**DIRECTIVE**
Reproduce, please, the span of lines beginning at the line with "Write the React, TypeScript" and ending at the line with "231, 234, 238];", inclusive, minus any pictures.

**RECORDS SUPPLIED**
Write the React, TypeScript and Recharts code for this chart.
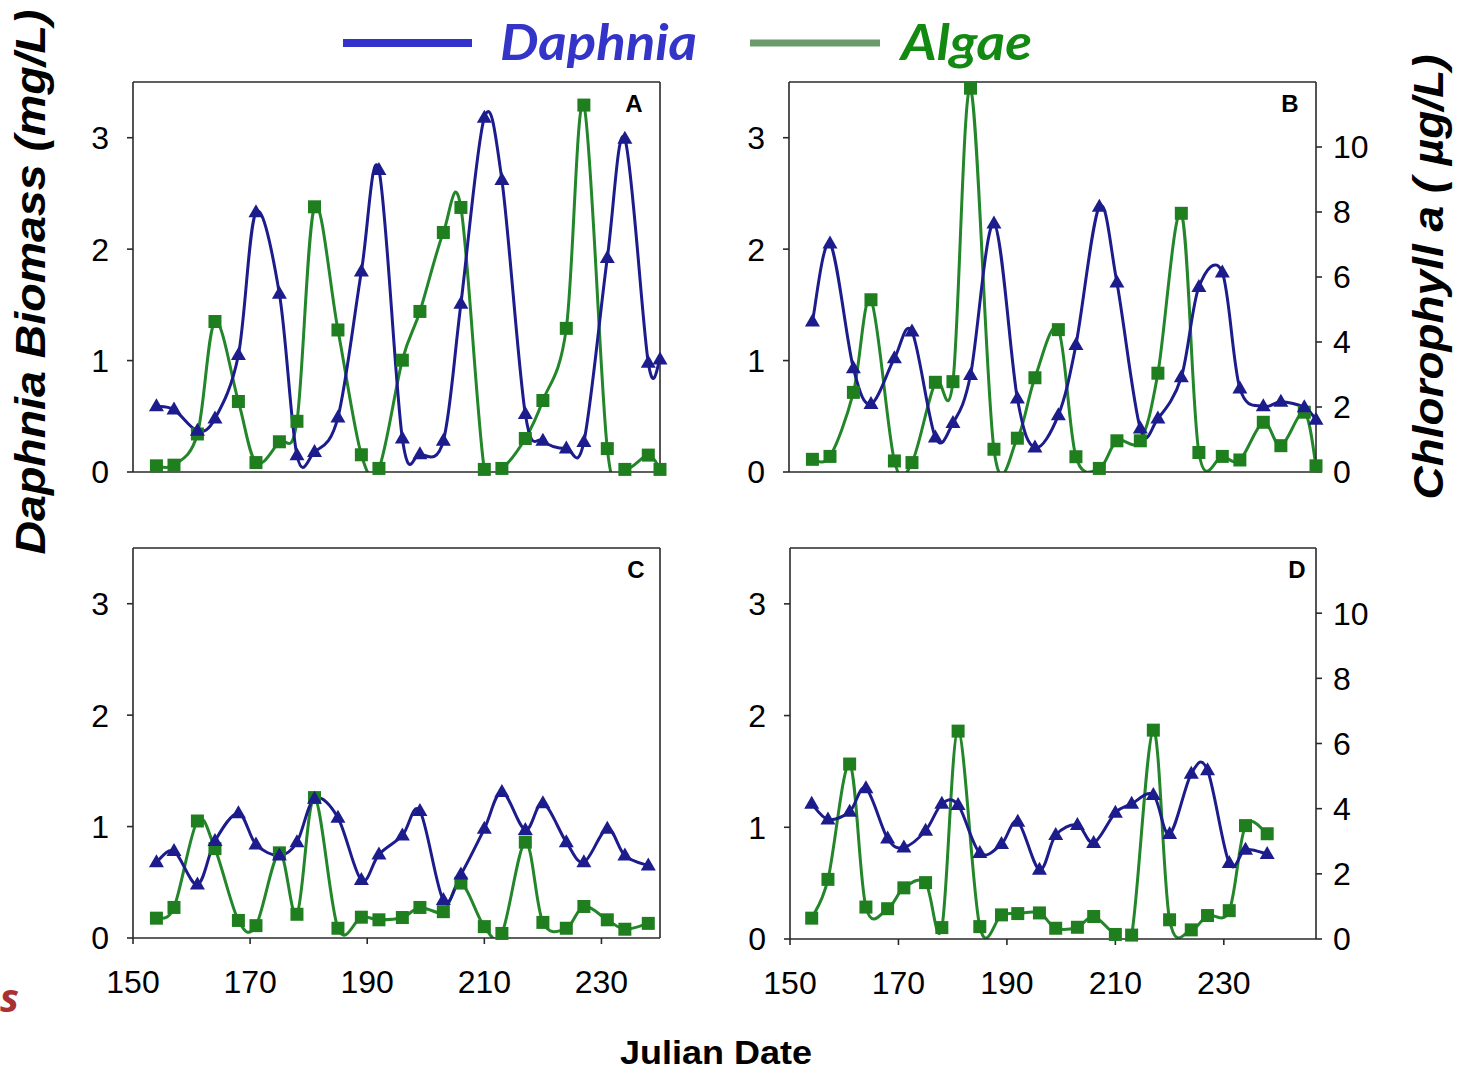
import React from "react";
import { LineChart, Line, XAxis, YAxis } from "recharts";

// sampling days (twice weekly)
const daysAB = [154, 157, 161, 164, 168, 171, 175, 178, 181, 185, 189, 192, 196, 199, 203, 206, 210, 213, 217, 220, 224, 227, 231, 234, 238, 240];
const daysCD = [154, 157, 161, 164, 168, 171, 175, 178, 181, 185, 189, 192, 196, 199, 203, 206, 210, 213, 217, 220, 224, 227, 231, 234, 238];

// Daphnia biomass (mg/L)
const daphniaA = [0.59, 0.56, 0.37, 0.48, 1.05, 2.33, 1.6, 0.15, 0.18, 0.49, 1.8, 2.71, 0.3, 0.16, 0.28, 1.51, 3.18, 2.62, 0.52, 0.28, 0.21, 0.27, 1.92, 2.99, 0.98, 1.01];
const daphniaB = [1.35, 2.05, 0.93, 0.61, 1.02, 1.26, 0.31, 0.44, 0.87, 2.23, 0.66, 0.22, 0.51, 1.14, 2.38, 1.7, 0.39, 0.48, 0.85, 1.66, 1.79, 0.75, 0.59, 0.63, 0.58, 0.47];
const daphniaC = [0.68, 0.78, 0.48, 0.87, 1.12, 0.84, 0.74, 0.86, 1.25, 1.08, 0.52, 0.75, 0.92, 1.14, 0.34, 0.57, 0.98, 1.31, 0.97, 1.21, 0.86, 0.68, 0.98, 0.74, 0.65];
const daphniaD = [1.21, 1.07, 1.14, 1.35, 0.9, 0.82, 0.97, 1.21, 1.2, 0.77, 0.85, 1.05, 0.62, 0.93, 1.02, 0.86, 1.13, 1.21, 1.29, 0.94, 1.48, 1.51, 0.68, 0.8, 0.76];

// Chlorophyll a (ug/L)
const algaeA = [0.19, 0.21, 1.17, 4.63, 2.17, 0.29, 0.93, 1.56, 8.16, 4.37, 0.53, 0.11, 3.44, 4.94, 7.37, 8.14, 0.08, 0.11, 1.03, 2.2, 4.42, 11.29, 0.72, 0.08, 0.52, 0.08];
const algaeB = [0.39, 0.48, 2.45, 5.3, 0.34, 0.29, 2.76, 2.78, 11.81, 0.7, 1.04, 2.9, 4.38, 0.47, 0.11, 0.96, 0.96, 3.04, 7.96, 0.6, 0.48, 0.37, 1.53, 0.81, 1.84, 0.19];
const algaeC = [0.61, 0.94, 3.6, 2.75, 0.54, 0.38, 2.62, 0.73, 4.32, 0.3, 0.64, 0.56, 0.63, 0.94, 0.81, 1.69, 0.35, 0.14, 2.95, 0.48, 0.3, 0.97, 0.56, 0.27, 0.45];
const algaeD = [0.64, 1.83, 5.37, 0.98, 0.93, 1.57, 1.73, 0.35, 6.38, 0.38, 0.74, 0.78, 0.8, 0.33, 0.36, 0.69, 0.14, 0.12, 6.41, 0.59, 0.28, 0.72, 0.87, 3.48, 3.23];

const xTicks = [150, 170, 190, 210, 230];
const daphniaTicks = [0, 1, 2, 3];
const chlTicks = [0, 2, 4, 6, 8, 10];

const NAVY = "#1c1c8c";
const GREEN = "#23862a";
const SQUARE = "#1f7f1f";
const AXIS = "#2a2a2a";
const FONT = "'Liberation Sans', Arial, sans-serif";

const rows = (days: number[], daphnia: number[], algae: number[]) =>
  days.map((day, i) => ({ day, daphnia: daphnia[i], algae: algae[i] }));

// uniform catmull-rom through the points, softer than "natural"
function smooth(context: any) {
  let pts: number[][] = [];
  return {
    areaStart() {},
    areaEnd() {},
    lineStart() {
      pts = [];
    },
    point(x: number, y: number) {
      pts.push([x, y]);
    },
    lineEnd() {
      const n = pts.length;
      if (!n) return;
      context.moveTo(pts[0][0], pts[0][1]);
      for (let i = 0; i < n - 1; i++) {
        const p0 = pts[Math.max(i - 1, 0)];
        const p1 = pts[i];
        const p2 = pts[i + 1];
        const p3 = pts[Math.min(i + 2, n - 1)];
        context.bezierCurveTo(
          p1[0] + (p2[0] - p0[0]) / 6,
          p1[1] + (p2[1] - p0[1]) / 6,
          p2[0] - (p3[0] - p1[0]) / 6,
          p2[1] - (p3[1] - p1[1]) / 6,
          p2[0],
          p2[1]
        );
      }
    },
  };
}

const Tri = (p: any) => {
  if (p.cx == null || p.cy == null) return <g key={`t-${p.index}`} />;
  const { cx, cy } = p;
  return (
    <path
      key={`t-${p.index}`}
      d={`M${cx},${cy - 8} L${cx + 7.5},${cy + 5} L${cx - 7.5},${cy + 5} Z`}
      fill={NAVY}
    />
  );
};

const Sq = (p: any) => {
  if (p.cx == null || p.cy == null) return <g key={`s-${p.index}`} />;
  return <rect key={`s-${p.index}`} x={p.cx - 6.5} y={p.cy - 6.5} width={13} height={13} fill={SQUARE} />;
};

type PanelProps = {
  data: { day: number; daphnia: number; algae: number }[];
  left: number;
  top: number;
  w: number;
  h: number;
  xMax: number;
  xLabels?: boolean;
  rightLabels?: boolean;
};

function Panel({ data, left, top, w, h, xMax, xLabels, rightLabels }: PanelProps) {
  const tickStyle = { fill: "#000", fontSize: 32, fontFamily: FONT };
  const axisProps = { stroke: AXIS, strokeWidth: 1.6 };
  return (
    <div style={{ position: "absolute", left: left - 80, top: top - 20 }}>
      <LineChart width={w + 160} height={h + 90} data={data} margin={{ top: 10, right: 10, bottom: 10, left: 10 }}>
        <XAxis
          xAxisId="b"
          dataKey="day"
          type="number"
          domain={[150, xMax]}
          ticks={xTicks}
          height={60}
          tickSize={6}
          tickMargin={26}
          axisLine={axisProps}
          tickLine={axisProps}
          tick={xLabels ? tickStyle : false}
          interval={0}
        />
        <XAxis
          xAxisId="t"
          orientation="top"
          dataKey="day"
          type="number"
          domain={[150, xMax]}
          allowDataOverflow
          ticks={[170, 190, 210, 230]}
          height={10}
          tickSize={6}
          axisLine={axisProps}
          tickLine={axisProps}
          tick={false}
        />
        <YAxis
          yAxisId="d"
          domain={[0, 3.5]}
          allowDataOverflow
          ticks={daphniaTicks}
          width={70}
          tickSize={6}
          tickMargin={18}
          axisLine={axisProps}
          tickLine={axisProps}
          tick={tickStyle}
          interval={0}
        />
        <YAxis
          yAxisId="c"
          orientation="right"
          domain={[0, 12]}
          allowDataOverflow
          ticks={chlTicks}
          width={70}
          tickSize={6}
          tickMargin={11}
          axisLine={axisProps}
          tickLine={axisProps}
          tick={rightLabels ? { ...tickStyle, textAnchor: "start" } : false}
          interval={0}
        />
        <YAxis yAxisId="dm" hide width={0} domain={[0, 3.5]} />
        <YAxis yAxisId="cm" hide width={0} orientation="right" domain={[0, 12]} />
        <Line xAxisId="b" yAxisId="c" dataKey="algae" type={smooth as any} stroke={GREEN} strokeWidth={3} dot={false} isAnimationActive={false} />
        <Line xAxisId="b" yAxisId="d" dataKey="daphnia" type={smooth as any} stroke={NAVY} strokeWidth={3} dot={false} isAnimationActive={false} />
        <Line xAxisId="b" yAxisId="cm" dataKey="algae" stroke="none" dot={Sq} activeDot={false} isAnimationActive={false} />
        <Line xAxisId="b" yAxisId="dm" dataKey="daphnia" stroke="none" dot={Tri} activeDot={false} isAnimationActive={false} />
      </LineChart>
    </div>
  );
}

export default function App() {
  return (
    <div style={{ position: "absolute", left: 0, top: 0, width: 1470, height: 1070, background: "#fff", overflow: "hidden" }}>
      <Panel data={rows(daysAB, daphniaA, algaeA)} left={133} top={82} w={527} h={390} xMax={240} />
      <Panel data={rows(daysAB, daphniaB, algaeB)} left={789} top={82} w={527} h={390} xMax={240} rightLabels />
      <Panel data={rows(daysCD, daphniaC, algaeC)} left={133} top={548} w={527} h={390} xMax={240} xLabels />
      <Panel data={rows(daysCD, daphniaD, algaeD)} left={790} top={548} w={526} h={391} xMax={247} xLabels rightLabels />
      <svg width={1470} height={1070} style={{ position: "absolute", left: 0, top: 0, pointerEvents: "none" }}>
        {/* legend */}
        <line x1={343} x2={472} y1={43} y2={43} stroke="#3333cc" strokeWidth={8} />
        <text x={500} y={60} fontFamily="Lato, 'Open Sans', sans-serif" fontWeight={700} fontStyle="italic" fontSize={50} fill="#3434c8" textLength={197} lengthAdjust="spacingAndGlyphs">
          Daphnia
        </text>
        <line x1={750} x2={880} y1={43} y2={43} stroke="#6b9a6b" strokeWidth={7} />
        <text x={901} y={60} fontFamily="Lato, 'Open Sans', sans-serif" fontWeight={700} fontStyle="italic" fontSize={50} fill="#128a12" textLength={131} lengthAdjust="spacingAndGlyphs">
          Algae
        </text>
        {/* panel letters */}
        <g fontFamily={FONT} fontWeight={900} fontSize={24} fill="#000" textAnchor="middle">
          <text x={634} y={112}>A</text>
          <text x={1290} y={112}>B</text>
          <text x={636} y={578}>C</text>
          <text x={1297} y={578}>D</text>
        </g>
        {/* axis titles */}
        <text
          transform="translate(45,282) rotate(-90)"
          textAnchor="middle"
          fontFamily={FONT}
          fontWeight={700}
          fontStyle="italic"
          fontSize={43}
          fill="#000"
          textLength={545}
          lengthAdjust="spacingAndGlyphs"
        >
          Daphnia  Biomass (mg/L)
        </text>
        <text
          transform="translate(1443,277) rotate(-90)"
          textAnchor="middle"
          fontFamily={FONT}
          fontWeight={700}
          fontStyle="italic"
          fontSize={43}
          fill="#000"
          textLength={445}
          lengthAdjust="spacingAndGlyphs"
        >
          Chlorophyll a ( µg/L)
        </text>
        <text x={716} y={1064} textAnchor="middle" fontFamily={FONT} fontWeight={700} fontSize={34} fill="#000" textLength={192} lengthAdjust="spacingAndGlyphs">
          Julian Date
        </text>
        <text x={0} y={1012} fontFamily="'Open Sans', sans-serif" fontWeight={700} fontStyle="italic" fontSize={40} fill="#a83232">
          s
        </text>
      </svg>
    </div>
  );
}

==

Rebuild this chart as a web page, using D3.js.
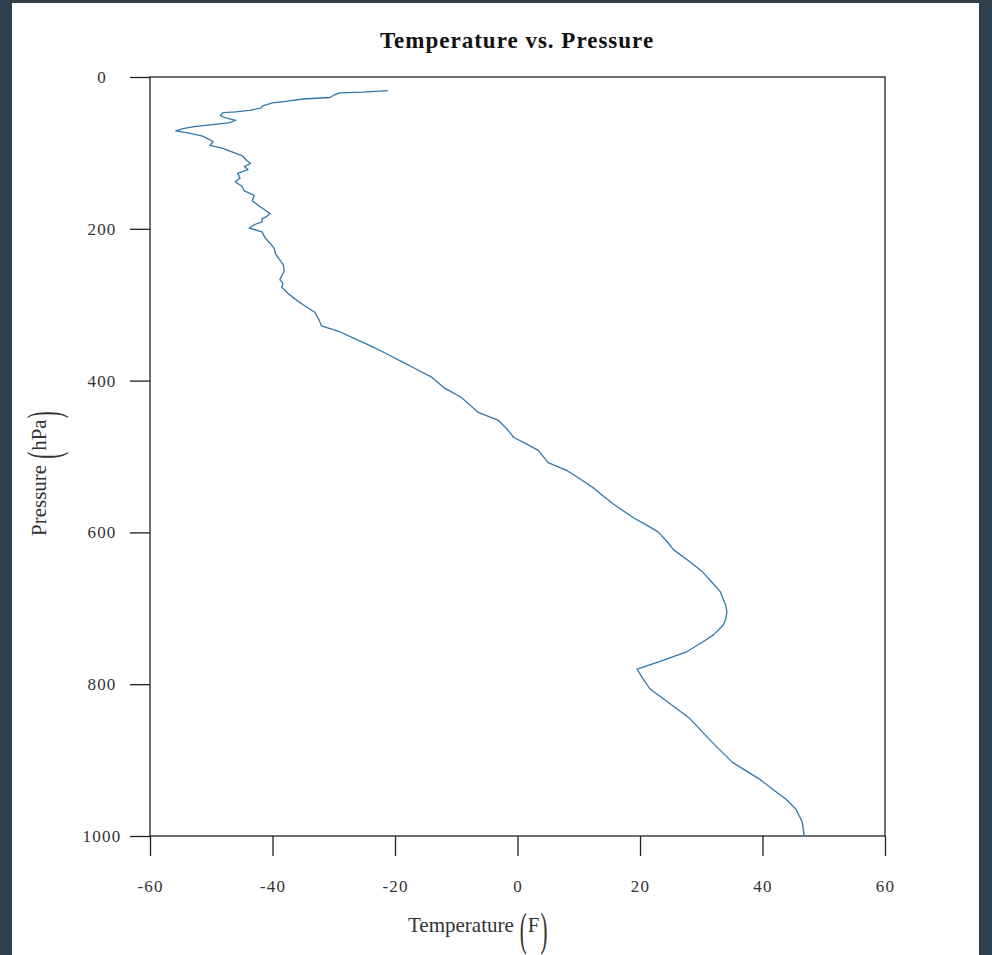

**EXERCISE RESULT**
Write the React, TypeScript and Recharts code for this chart.
import React from "react";
import { LineChart, Line, XAxis, YAxis } from "recharts";

// sampling days (twice weekly)
const daysAB = [154, 157, 161, 164, 168, 171, 175, 178, 181, 185, 189, 192, 196, 199, 203, 206, 210, 213, 217, 220, 224, 227, 231, 234, 238, 240];
const daysCD = [154, 157, 161, 164, 168, 171, 175, 178, 181, 185, 189, 192, 196, 199, 203, 206, 210, 213, 217, 220, 224, 227, 231, 234, 238];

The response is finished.